*YOUR OBJECTIVE*
Using the listing below, select the lines with the word "that" and copy them.

-------- EXCERPTED DATA --------

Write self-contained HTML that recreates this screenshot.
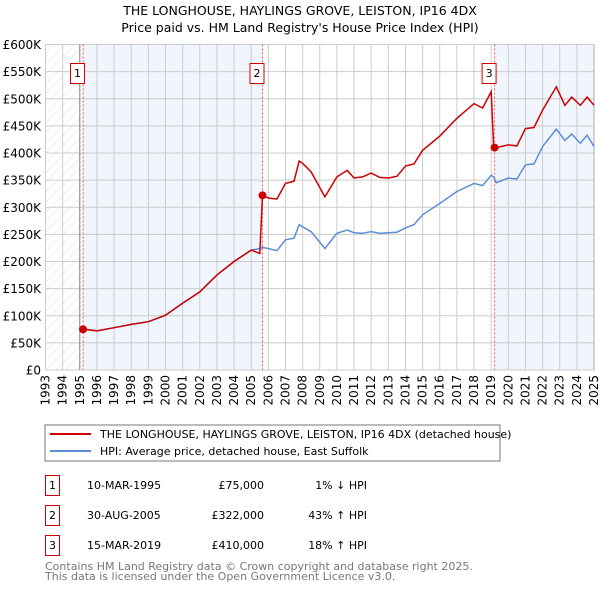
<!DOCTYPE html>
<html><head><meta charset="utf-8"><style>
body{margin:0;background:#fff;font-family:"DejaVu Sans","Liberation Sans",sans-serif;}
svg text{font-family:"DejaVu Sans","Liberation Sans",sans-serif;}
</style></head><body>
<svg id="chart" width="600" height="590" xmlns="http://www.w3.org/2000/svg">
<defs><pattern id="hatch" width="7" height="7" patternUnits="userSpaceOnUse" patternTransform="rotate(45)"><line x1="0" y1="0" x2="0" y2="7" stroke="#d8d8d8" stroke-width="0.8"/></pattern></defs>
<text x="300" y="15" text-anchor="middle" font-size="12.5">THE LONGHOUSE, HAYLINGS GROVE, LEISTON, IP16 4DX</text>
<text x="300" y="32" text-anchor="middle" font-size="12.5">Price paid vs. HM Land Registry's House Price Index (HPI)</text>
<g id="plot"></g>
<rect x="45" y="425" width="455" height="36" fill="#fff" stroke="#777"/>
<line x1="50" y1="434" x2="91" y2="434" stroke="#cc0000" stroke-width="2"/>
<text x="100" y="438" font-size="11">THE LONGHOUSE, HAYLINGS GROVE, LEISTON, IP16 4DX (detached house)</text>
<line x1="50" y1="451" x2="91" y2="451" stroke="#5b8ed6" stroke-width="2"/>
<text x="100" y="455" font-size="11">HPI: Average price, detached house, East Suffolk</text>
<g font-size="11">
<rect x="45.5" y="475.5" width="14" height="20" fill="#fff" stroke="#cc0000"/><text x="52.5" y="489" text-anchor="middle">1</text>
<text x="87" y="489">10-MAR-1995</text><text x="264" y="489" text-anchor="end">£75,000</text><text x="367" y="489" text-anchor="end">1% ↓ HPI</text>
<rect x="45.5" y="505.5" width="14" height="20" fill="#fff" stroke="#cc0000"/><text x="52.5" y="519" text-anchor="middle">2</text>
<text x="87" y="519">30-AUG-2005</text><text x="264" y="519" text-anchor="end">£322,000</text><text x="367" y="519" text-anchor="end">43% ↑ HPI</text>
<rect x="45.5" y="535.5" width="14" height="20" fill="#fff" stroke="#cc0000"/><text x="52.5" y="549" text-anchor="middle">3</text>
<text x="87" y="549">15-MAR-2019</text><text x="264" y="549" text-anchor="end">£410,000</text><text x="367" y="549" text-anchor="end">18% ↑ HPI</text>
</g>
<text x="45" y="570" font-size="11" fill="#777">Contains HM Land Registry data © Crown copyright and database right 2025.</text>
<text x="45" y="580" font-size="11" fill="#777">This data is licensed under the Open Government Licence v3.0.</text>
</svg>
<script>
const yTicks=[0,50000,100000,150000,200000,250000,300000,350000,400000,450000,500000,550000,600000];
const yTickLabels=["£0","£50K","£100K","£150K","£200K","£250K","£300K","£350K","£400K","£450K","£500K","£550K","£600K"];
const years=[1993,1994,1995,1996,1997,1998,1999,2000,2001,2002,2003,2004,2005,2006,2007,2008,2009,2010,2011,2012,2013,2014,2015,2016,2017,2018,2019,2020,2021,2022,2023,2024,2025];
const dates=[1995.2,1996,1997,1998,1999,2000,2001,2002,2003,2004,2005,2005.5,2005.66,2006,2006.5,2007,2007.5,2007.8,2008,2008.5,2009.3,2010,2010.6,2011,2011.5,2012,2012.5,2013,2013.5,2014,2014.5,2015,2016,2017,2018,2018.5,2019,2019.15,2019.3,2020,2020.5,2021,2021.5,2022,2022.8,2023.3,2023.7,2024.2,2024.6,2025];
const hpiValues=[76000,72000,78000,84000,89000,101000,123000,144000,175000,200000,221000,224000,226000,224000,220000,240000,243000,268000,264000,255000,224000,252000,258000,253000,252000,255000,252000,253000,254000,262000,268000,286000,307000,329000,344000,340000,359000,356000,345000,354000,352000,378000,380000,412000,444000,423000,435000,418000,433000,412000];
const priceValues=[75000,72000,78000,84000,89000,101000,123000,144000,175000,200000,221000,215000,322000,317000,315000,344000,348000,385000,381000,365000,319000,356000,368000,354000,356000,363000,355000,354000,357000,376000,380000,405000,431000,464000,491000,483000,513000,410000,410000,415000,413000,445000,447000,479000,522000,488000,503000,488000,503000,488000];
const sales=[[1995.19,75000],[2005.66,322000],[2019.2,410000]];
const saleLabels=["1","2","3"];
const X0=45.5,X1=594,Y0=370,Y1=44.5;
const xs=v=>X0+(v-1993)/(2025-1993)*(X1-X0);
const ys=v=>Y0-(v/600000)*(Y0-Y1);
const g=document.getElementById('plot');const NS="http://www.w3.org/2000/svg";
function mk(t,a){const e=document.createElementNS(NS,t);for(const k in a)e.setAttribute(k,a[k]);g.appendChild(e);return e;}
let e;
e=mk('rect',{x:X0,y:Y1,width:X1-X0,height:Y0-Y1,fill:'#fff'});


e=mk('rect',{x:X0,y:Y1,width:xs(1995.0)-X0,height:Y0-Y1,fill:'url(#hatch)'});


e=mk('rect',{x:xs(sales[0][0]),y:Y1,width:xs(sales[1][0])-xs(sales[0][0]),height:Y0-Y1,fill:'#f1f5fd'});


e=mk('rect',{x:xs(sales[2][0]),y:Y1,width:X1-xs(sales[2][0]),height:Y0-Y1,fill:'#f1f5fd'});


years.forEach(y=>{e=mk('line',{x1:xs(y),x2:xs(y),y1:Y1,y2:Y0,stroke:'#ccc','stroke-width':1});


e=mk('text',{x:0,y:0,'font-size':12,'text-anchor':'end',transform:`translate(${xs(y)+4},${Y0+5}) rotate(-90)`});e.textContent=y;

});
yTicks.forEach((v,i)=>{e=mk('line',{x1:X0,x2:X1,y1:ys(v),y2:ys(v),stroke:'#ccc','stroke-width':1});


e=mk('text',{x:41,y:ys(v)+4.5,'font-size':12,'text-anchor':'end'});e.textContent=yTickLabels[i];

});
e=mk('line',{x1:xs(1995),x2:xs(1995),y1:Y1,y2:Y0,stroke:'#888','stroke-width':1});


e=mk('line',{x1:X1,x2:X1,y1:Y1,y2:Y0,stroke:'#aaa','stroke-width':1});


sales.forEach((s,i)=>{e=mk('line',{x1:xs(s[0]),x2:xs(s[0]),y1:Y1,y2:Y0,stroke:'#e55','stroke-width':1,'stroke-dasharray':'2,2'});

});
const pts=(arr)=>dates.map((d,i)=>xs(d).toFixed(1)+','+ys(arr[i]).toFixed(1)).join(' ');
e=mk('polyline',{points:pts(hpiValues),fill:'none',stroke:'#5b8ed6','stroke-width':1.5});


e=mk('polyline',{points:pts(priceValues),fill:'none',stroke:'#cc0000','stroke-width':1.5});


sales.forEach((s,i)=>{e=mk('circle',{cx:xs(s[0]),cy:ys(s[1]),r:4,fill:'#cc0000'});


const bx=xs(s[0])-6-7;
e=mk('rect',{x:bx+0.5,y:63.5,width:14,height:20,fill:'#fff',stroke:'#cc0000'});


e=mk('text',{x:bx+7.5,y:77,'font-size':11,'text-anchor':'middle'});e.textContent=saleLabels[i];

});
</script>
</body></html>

--------
-------- EXCERPTED DATA --------

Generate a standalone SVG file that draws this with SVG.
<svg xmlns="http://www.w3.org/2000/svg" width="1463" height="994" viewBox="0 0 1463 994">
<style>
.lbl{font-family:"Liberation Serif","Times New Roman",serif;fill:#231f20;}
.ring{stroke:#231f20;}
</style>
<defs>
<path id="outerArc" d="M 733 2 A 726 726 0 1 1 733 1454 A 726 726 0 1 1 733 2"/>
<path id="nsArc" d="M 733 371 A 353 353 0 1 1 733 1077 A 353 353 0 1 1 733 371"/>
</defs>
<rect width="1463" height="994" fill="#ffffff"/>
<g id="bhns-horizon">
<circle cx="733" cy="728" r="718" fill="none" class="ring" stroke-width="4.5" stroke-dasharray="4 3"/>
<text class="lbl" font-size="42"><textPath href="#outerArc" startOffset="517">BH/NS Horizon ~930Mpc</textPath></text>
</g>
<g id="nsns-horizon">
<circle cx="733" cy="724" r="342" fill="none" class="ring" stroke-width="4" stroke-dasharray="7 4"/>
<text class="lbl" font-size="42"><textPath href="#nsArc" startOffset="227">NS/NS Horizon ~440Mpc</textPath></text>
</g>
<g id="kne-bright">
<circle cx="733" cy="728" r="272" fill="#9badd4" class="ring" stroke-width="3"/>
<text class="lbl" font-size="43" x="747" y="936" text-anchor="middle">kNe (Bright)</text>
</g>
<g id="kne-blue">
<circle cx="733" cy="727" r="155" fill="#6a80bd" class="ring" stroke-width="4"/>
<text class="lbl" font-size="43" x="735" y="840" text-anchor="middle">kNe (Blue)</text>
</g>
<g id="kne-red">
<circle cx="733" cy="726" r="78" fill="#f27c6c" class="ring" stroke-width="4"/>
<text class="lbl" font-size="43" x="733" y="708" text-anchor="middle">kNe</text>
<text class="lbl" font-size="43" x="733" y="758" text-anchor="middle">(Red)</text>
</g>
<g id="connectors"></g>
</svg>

--------

*THE COMPLETED TASK*
Write self-contained HTML that recreates this screenshot.
Generate a standalone SVG file that draws this with SVG.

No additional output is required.